Thanks to the work of Player Welfare Manager Nigel ‘Fats’ O’Flaherty-Johnston, the players across the club have received support while they have been both at the Kirkstall training ground and at home during the lockdowns; Brad Dwyer’s popular lockdown podcast ‘Dogcast’ being a great example of Dwyer and other figures in the Leeds club opening up about mental health and leadership.

Shand said that with the continued help from himself and O’Flaherty-Johnston, the club’s young talent can develop skills and characteristics that are going to help them achieve in sport or any life domain.

Brad Dwyer has been a big advocate for mental health throughout 2020. Along with his popular ‘Dogcast’ podcast, the hooker announced he is also supporting Leeds Rhinos Foundation’s new Offload programme.

“We can’t detach the personal from the athlete,” Shand said. “I’ve only done a tiny bit so far but we are really lucky to have someone like Nigel as the player welfare officer. To have someone of his experience and expertise in the group and support staff is amazing. He’s been someone that I’ve gone to, ran ideas past, asked questions of and got his perspective on things. I know he has supported a lot of the players from the senior squad down into the age groups as well. 
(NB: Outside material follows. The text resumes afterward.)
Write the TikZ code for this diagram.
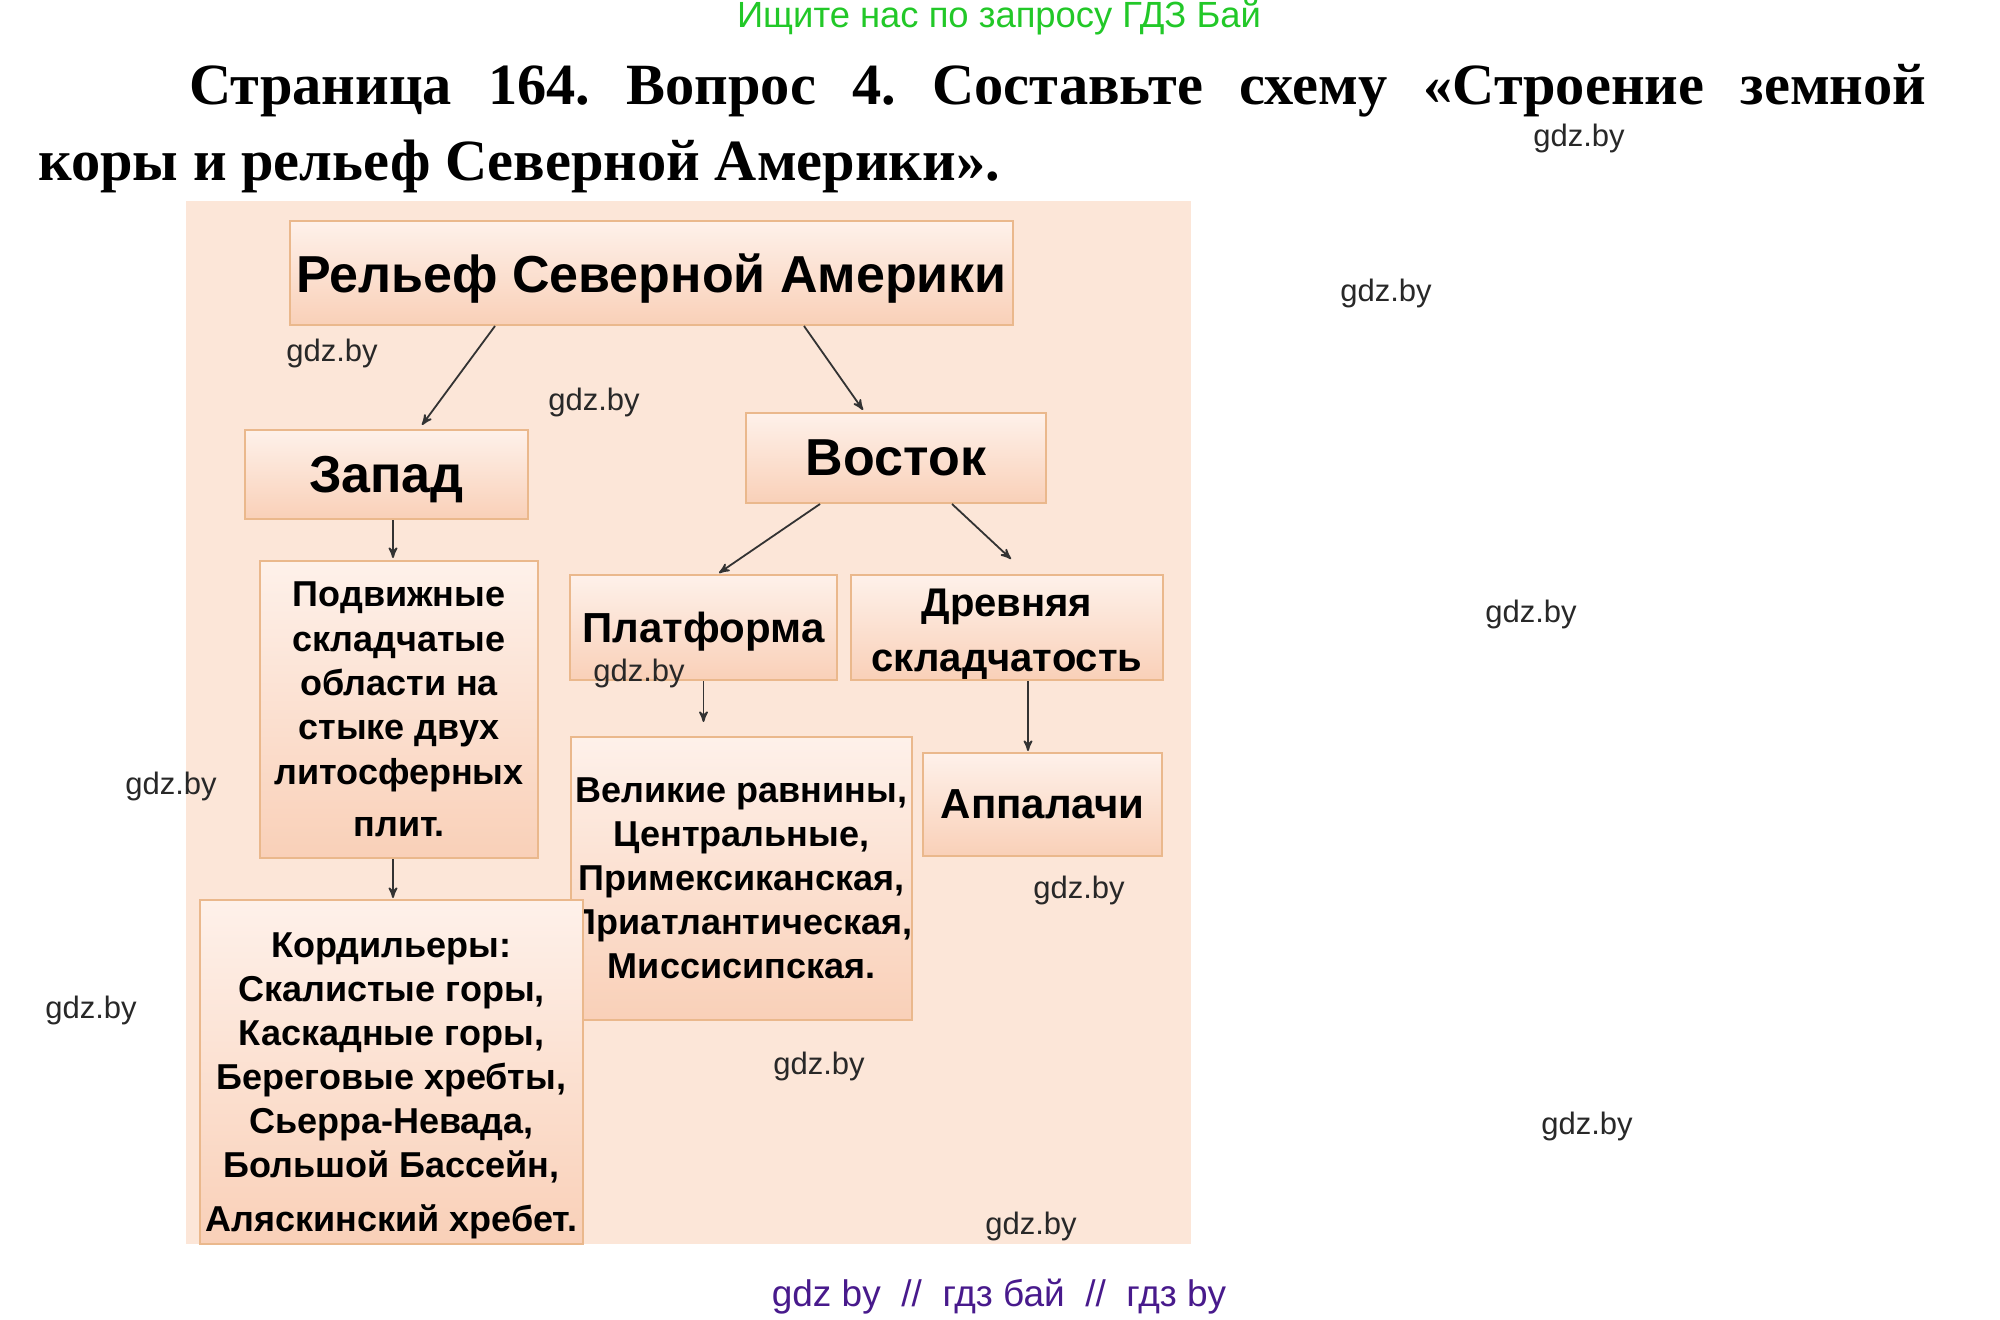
\documentclass[tikz,border=0pt]{standalone}
\usepackage{fontspec}
\setmainfont{Liberation Serif}
\setsansfont{Liberation Sans}
\usepackage{tikz}
\usetikzlibrary{arrows}
\frenchspacing
\definecolor{bgpeach}{RGB}{252,230,216}
\definecolor{boxtop}{RGB}{254,241,234}
\definecolor{boxbottom}{RGB}{249,208,184}
\definecolor{boxedge}{RGB}{234,184,140}
\definecolor{gdzgreen}{RGB}{34,200,40}
\definecolor{gdzpurple}{RGB}{72,26,140}
\definecolor{markgray}{RGB}{40,40,40}

\begin{document}
\begin{tikzpicture}[x=0.5pt,y=-0.5pt,>=stealth',
                    box node/.style={rectangle,draw=boxedge,line width=1pt,top color=boxtop,bottom color=boxbottom,
                                     align=center,inner sep=0pt,text=black,font=\sffamily\bfseries},
                    mark node/.style={text=markgray,font=\sffamily\fontsize{15.5}{18}\selectfont},
                    arrow line/.style={->,draw=black!80,line width=0.9pt}]

  \fill[white] (0,0) rectangle (2000,1320);
  \useasboundingbox (0,0) rectangle (2000,1320);
  \fill[bgpeach] (186,201) rectangle (1191,1244);

  % heading
  \node[text=gdzgreen,font=\sffamily\fontsize{18.2}{20}\selectfont] (search) at (999,18) {Ищите нас по запросу ГДЗ Бай};
  \node[anchor=base west,inner sep=0pt,font=\rmfamily\bfseries\fontsize{29.2}{36}\selectfont] (head1) at (189,105)
    {\makebox[868.5pt][s]{Страница 164. Вопрос 4. Составьте схему «Строение земной}};
  \node[anchor=base west,inner sep=0pt,font=\rmfamily\bfseries\fontsize{29.2}{36}\selectfont] (head2) at (38,181)
    {коры и рельеф Северной Америки».};

  % boxes
  \node[box node,minimum width=361.5pt,minimum height=52pt,text depth=0pt,font=\sffamily\bfseries\fontsize{26}{30}\selectfont] (top) at (651.5,273) {Рельеф Северной Америки};
  \node[box node,minimum width=141.5pt,minimum height=44.5pt,text depth=0pt,font=\sffamily\bfseries\fontsize{26}{30}\selectfont] (zap) at (386.5,474.5) {Запад};
  \node[box node,minimum width=150pt,minimum height=45pt,text depth=-1.5pt,font=\sffamily\bfseries\fontsize{26}{30}\selectfont] (vost) at (896,458) {Восток};
  \node[box node,minimum width=139pt,minimum height=148.5pt,font=\sffamily\bfseries\fontsize{18}{22.2}\selectfont] (pod) at (399,709.5)
    {Подвижные\\складчатые\\области на\\стыке двух\\литосферных\\[4pt]плит.};
  \node[box node,minimum width=133.5pt,minimum height=52.5pt,text depth=-1.5pt,font=\sffamily\bfseries\fontsize{21}{25}\selectfont] (plat) at (703.5,627.5) {Платформа};
  \node[box node,minimum width=156pt,minimum height=52.5pt,font=\sffamily\bfseries\fontsize{20}{27.5}\selectfont] (drev) at (1007,627.5) {\rule{0pt}{20pt}Древняя\\складчатость};
  \node[box node,minimum width=170.5pt,minimum height=141.5pt,font=\sffamily\bfseries\fontsize{18}{22}\selectfont] (vel) at (741.5,878.5)
    {Великие равнины,\\Центральные,\\Примексиканская,\\Приатлантическая,\\Миссисипская.};
  \node[box node,minimum width=119.5pt,minimum height=51.5pt,font=\sffamily\bfseries\fontsize{21}{25}\selectfont] (app) at (1042.5,804.5) {Аппалачи};
  \node[box node,minimum width=191.5pt,minimum height=172pt,font=\sffamily\bfseries\fontsize{18}{22}\selectfont] (kord) at (391.5,1072)
    {\rule{0pt}{26pt}Кордильеры:\\Скалистые горы,\\Каскадные горы,\\Береговые хребты,\\Сьерра-Невада,\\Большой Бассейн,\\[5pt]Аляскинский хребет.};

  % arrows
  \draw[arrow line] ([xshift=103pt]top.south west) -- ([xshift=89pt,yshift=2pt]zap.north west);
  \draw[arrow line] ([xshift=257.5pt]top.south west) -- ([xshift=59pt,yshift=1pt]vost.north west);
  \draw[arrow line] ([xshift=3.25pt]zap.south) -- ([xshift=-3pt,yshift=1pt]pod.north);
  \draw[arrow line] ([xshift=-3pt]pod.south) -- ([xshift=0.75pt,yshift=0.5pt]kord.north);
  \draw[arrow line] ([xshift=37.5pt]vost.south west) -- ([xshift=7.75pt,yshift=0.5pt]plat.north);
  \draw[arrow line] ([xshift=103.5pt]vost.south west) -- ([xshift=2pt,yshift=7.5pt]drev.north);
  \draw[arrow line] (plat.south) -- ([xshift=-19pt,yshift=7pt]vel.north);
  \draw[arrow line] ([xshift=10.5pt]drev.south) -- ([xshift=-7.25pt,yshift=0.5pt]app.north);

  % watermarks
  \node[mark node] (m1) at (1579,138) {gdz.by};
  \node[mark node] (m2) at (1386,293) {gdz.by};
  \node[mark node] (m3) at (332,353) {gdz.by};
  \node[mark node] (m4) at (594,402) {gdz.by};
  \node[mark node] (m5) at (1531,614) {gdz.by};
  \node[mark node] (m6) at (639,673) {gdz.by};
  \node[mark node] (m7) at (171,786) {gdz.by};
  \node[mark node] (m8) at (1079,890) {gdz.by};
  \node[mark node] (m9) at (91,1010) {gdz.by};
  \node[mark node] (m10) at (819,1066) {gdz.by};
  \node[mark node] (m11) at (1587,1126) {gdz.by};
  \node[mark node] (m12) at (1031,1226) {gdz.by};

  \node[text=gdzpurple,font=\sffamily\fontsize{18.5}{20}\selectfont] (foot) at (999,1297) {gdz by \ // \ гдз бай \ // \ гдз by};
\end{tikzpicture}
\end{document}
“I’ll be hopefully be picking these bi-weekly sessions up more as we come out of lockdown so we’ll be looking to come back in and talk about the things that we want to get out of this period between returning to training and Christmas. I will start getting the lads to think about what they want to get out of the sessions, get them to put some goals in place and also think about how they can start to work towards those. We’ve got a supportive group who are looking out for each other and that is going to help facilitate more of these types of conversations in the future I think.”